__Material provided__.
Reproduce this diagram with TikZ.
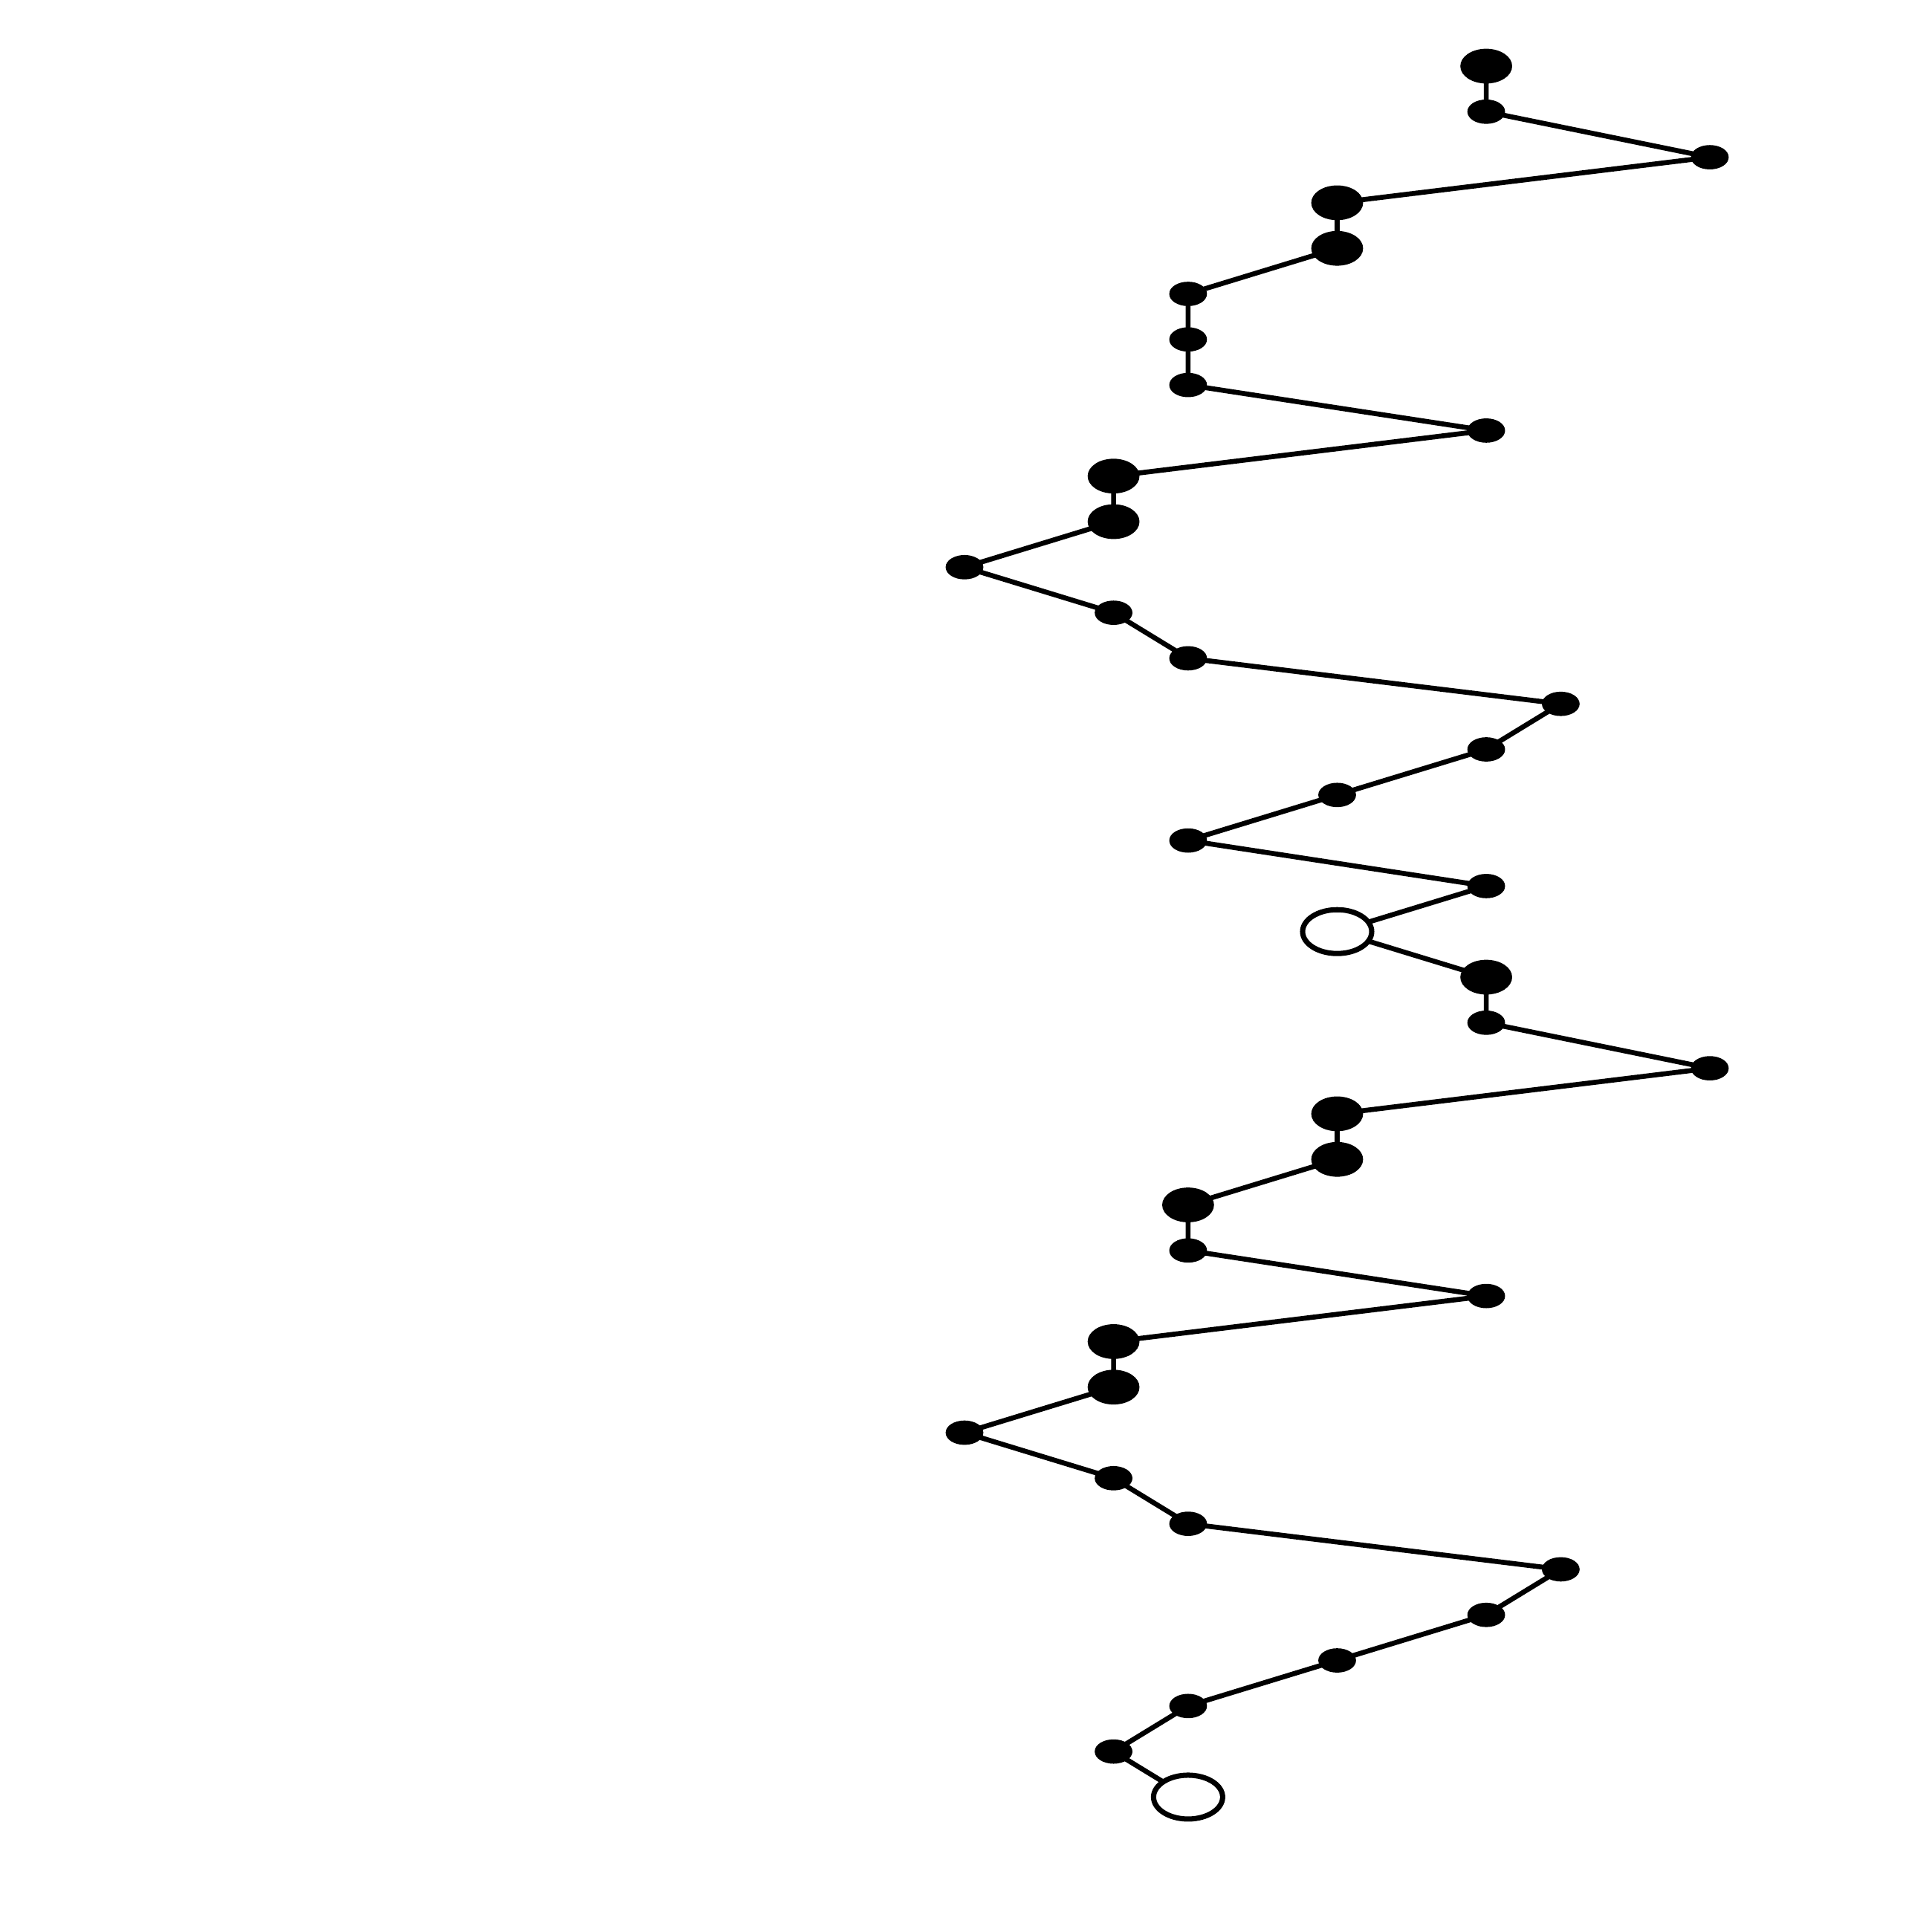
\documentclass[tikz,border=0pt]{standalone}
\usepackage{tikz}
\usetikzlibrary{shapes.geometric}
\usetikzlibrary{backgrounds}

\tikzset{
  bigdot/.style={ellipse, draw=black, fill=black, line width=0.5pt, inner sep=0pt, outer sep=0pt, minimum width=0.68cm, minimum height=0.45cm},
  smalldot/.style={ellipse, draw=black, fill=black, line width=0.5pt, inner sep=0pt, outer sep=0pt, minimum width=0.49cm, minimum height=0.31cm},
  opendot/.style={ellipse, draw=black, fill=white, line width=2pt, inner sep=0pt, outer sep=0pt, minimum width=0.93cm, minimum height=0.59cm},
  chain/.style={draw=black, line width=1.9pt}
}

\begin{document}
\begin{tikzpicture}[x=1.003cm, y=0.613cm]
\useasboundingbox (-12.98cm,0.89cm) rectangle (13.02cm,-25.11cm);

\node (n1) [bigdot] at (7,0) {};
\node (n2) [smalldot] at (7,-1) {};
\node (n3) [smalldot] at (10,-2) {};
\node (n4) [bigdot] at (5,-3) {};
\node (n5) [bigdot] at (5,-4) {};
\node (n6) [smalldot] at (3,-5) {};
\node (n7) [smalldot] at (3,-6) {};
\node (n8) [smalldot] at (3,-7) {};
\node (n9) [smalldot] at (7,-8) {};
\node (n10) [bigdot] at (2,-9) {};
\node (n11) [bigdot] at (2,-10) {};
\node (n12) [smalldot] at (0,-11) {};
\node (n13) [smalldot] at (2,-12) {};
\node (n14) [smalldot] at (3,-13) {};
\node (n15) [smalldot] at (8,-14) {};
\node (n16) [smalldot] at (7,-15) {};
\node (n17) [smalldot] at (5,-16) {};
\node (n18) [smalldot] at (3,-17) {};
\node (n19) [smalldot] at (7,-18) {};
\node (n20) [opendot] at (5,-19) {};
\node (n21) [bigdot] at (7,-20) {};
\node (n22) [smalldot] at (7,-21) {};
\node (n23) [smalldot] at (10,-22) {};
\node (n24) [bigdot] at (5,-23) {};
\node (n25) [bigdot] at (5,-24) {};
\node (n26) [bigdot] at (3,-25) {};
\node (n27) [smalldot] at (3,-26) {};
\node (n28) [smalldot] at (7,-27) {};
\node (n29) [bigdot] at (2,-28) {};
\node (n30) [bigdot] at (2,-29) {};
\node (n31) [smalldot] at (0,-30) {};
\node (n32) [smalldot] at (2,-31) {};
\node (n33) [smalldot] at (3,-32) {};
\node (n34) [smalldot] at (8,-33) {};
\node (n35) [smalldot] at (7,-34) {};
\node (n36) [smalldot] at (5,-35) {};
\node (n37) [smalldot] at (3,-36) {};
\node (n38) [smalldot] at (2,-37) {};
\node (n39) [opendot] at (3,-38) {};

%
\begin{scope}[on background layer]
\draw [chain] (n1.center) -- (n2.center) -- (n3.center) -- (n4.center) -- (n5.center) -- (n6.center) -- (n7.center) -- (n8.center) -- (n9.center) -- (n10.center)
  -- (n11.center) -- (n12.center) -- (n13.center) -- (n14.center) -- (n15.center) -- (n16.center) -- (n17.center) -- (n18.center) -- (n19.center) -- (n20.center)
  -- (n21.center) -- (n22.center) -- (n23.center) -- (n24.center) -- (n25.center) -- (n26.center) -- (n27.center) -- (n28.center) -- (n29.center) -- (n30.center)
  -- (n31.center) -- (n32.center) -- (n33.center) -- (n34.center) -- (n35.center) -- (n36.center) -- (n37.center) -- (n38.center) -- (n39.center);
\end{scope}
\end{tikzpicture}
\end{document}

__Written instruction__.
Write out the material above once more, exactly as it reads, with no pictures.

__Exercise output__.
Reproduce this diagram with TikZ.
\documentclass[tikz,border=0pt]{standalone}
\usepackage{tikz}
\usetikzlibrary{shapes.geometric}
\usetikzlibrary{backgrounds}

\tikzset{
  bigdot/.style={ellipse, draw=black, fill=black, line width=0.5pt, inner sep=0pt, outer sep=0pt, minimum width=0.68cm, minimum height=0.45cm},
  smalldot/.style={ellipse, draw=black, fill=black, line width=0.5pt, inner sep=0pt, outer sep=0pt, minimum width=0.49cm, minimum height=0.31cm},
  opendot/.style={ellipse, draw=black, fill=white, line width=2pt, inner sep=0pt, outer sep=0pt, minimum width=0.93cm, minimum height=0.59cm},
  chain/.style={draw=black, line width=1.9pt}
}

\begin{document}
\begin{tikzpicture}[x=1.003cm, y=0.613cm]
\useasboundingbox (-12.98cm,0.89cm) rectangle (13.02cm,-25.11cm);

\node (n1) [bigdot] at (7,0) {};
\node (n2) [smalldot] at (7,-1) {};
\node (n3) [smalldot] at (10,-2) {};
\node (n4) [bigdot] at (5,-3) {};
\node (n5) [bigdot] at (5,-4) {};
\node (n6) [smalldot] at (3,-5) {};
\node (n7) [smalldot] at (3,-6) {};
\node (n8) [smalldot] at (3,-7) {};
\node (n9) [smalldot] at (7,-8) {};
\node (n10) [bigdot] at (2,-9) {};
\node (n11) [bigdot] at (2,-10) {};
\node (n12) [smalldot] at (0,-11) {};
\node (n13) [smalldot] at (2,-12) {};
\node (n14) [smalldot] at (3,-13) {};
\node (n15) [smalldot] at (8,-14) {};
\node (n16) [smalldot] at (7,-15) {};
\node (n17) [smalldot] at (5,-16) {};
\node (n18) [smalldot] at (3,-17) {};
\node (n19) [smalldot] at (7,-18) {};
\node (n20) [opendot] at (5,-19) {};
\node (n21) [bigdot] at (7,-20) {};
\node (n22) [smalldot] at (7,-21) {};
\node (n23) [smalldot] at (10,-22) {};
\node (n24) [bigdot] at (5,-23) {};
\node (n25) [bigdot] at (5,-24) {};
\node (n26) [bigdot] at (3,-25) {};
\node (n27) [smalldot] at (3,-26) {};
\node (n28) [smalldot] at (7,-27) {};
\node (n29) [bigdot] at (2,-28) {};
\node (n30) [bigdot] at (2,-29) {};
\node (n31) [smalldot] at (0,-30) {};
\node (n32) [smalldot] at (2,-31) {};
\node (n33) [smalldot] at (3,-32) {};
\node (n34) [smalldot] at (8,-33) {};
\node (n35) [smalldot] at (7,-34) {};
\node (n36) [smalldot] at (5,-35) {};
\node (n37) [smalldot] at (3,-36) {};
\node (n38) [smalldot] at (2,-37) {};
\node (n39) [opendot] at (3,-38) {};

%
\begin{scope}[on background layer]
\draw [chain] (n1.center) -- (n2.center) -- (n3.center) -- (n4.center) -- (n5.center) -- (n6.center) -- (n7.center) -- (n8.center) -- (n9.center) -- (n10.center)
  -- (n11.center) -- (n12.center) -- (n13.center) -- (n14.center) -- (n15.center) -- (n16.center) -- (n17.center) -- (n18.center) -- (n19.center) -- (n20.center)
  -- (n21.center) -- (n22.center) -- (n23.center) -- (n24.center) -- (n25.center) -- (n26.center) -- (n27.center) -- (n28.center) -- (n29.center) -- (n30.center)
  -- (n31.center) -- (n32.center) -- (n33.center) -- (n34.center) -- (n35.center) -- (n36.center) -- (n37.center) -- (n38.center) -- (n39.center);
\end{scope}
\end{tikzpicture}
\end{document}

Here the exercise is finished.